– Не обижайся, – сказала Надя и положила свою плоскую ладонь на его сжатый кулак. – Зачем мне тебе врать? Я ничего не хочу, кроме одного: поскорее достичь моей цели. А для этого мне нужно очень много сил, энергии и времени. Я не могу растрачивать себя на что-нибудь еще. Я и так боюсь, что не успею. Что, когда я приду к тому, что мне нужно – к частной практике, к большому дому с садом на берегу океана, к спортивной машине и независимости, – уже может быть поздно. Слишком этот путь долгий, и как много на него нужно сил. Ты ведь знаешь, я стараюсь не для себя.
– Знаю, – сказал Ашот. – Но прошло уже пять лет, как ты здесь. Неужели ты все еще его любишь?
– Что значит пять лет? Я буду любить его всю мою жизнь.
Сидеть за стойкой дальше было бессмысленно, Надя поехала к себе в городок, Ашот на автобусе вернулся к Сусанне. Квартирка у Нади была из рук вон плохая. Какая-то фанерная конура без кухни, без ванной комнаты, а для душа – дырка в полу за плохо натянутой полиэтиленовой занавеской. В комнате из мебели была только старая кровать, а вся Надина утварь и скудная одежда лежали в картонных коробках. В коробках же были собраны книги. Учебники – в огромной коробке из-под макарон, фармацевтические справочники – из-под кофе, а самая маленькая коробка – из-под сапог – предназначалась для стихов. Стихи Надя читала по-русски.
У Нади было три занятия в этой жизни. Если она не работала и не спала, она занималась и сдавала экзамены. Боже, сколько она уже сдала их! Теперь ей надо было отработать два года в этом больничном ангаре, и она могла бы рассылать резюме в другие, более приличные больницы. Частная практика была еще так далеко, что даже не маячила на горизонте. Если бы Ашот хотел быть врачом здесь, в Америке, ему предстояло бы пройти то же самое.
Он прекрасно помнил, как он увидел ее в первый раз. Она работала в терапевтическом отсеке. Смотрела больного – чернокожего человека с синими губами; на фоне черной кожи синий цвет губ выглядел еще более жутко, чем у белых. Надя крикнула, чтобы ей подвезли доплер – она хотела убедиться, что у больного нет порока сердца, и Ашот, устроившийся тогда в ангар санитаром и работающий всего второй день, как раз и подкатил к ней нужный ей аппарат на тележке.
– Thanks, – рассеянно сказала она, думая о больном, и не сразу поняла, как неожиданно прозвучал ответ.
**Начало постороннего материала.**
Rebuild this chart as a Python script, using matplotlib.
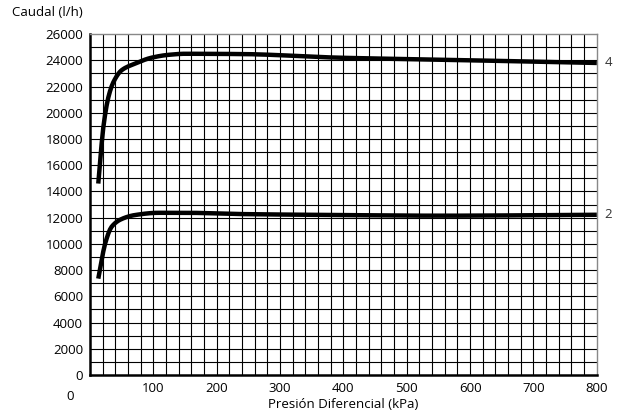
import numpy as np
import matplotlib.pyplot as plt

# caudal vs presión diferencial, tamaños 2 y 4
presion_4 = [13, 21, 29, 37, 50, 71, 97, 124, 150, 237, 394, 552, 800]
caudal_4 = [14600, 18900, 21200, 22350, 23250, 23750, 24200, 24420, 24500, 24480, 24200, 24050, 23800]

presion_2 = [13, 24, 34, 50, 71, 108, 150, 244, 394, 552, 800]
caudal_2 = [7350, 10050, 11300, 11900, 12200, 12370, 12370, 12270, 12200, 12150, 12220]

curve_labels = ['4', '2']
xticks = [100, 200, 300, 400, 500, 600, 700, 800]
yticks = list(range(0, 26001, 2000))


def smooth(x, y, n=300):
    # monotone cubic (Fritsch-Carlson) through the read points
    x = np.asarray(x, float)
    y = np.asarray(y, float)
    h = np.diff(x)
    d = np.diff(y) / h
    m = np.zeros_like(x)
    m[0], m[-1] = d[0], d[-1]
    for i in range(1, len(x) - 1):
        if d[i - 1] * d[i] <= 0:
            m[i] = 0
        else:
            w1 = 2 * h[i] + h[i - 1]
            w2 = h[i] + 2 * h[i - 1]
            m[i] = (w1 + w2) / (w1 / d[i - 1] + w2 / d[i])
    xs = np.linspace(x[0], x[-1], n)
    idx = np.clip(np.searchsorted(x, xs) - 1, 0, len(x) - 2)
    t = (xs - x[idx]) / h[idx]
    h00 = 2 * t**3 - 3 * t**2 + 1
    h10 = t**3 - 2 * t**2 + t
    h01 = -2 * t**3 + 3 * t**2
    h11 = t**3 - t**2
    ys = h00 * y[idx] + h10 * h[idx] * m[idx] + h01 * y[idx + 1] + h11 * h[idx] * m[idx + 1]
    return xs, ys


plt.rcParams['font.family'] = ['Open Sans', 'DejaVu Sans']
plt.rcParams['font.size'] = 9.5

fig = plt.figure(figsize=(6.21, 4.16), dpi=100)
ax = fig.add_axes([0.145, 0.0986, 0.816, 0.8194])

ax.set_xlim(0, 800)
ax.set_ylim(0, 26000)

# grid: every 20 kPa and every 1000 l/h
for gx in np.arange(20, 800, 20):
    ax.axvline(gx, color='black', lw=0.8, zorder=1)
for gy in np.arange(1000, 26000, 1000):
    ax.axhline(gy, color='black', lw=0.8, zorder=1)

for px, cy in [(presion_4, caudal_4), (presion_2, caudal_2)]:
    xs, ys = smooth(px, cy)
    ax.plot(xs, ys, color='black', lw=3.2, solid_capstyle='butt', zorder=3)

ax.text(812, caudal_4[-1], curve_labels[0], ha='left', va='center', color='#333333')
ax.text(812, caudal_2[-1], curve_labels[1], ha='left', va='center', color='#333333')

ax.set_xticks(xticks)
ax.set_yticks(yticks)
ax.tick_params(length=0, pad=5, labelcolor='black')
ax.tick_params(axis='y', pad=5)

for side in ['left', 'bottom']:
    ax.spines[side].set_linewidth(1.8)
    ax.spines[side].set_color('black')
for side in ['top', 'right']:
    ax.spines[side].set_linewidth(1.0)
    ax.spines[side].set_color('#888888')

ax.set_xlabel('Presión Diferencial (kPa)', labelpad=2)
fig.text(70 / 621, 1 - 397 / 416, '0', ha='center', va='center')
fig.text(12 / 621, 1 - 13 / 416, 'Caudal (l/h)', ha='left', va='center')

fig.savefig('out.png', dpi=100)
– Да ничего, пожалуйста, – сказал Ашот, как будто это разумелось само собой в американской прерии. Она, сообразив, подняла на него тревожные глаза.
– Вы русский? – спросила она, и в ее голосе он услышал и удивление, и радость узнавания.
– Нет, армянин, – ответил Ашот и широко улыбнулся в ответ.
– Это все равно, – сказала она и покраснела, сообразив, что могла его обидеть.
– Вы правы. Теперь и я думаю, что это все равно. – Ашот продолжал улыбаться, и она, успокоившись, что он не сердится на ее необдуманное замечание, стала быстро подсоединять к больному проводки. Когда исследование было закончено и Ашот изготовился увезти аппарат, она, посмотрев на него внимательно, сказала:
– А вам кто-нибудь говорил, что вы немного похожи на Пушкина?
– Здесь, в Америке, от вас я это слышу впервые. А в Москве мне говорили об этом на каждом шагу.
Она улыбнулась:
– Так вы из Москвы? И… – он уловил секундную заминку, – …и тоже врач?
– Как ни поразительно, но это факт! – принял гордую позу Ашот. – Два русских врача встретились в одной американской дыре. Давайте, как будет затишье, попьем вместе кофе?
Она сразу же согласилась. И хоть затишье пришло не скоро, зато Надя, не чинясь, как-то сразу и рассказала Ашоту, какой тернистый, но в то же время довольно обыкновенный путь привел ее в этот больничный ангар.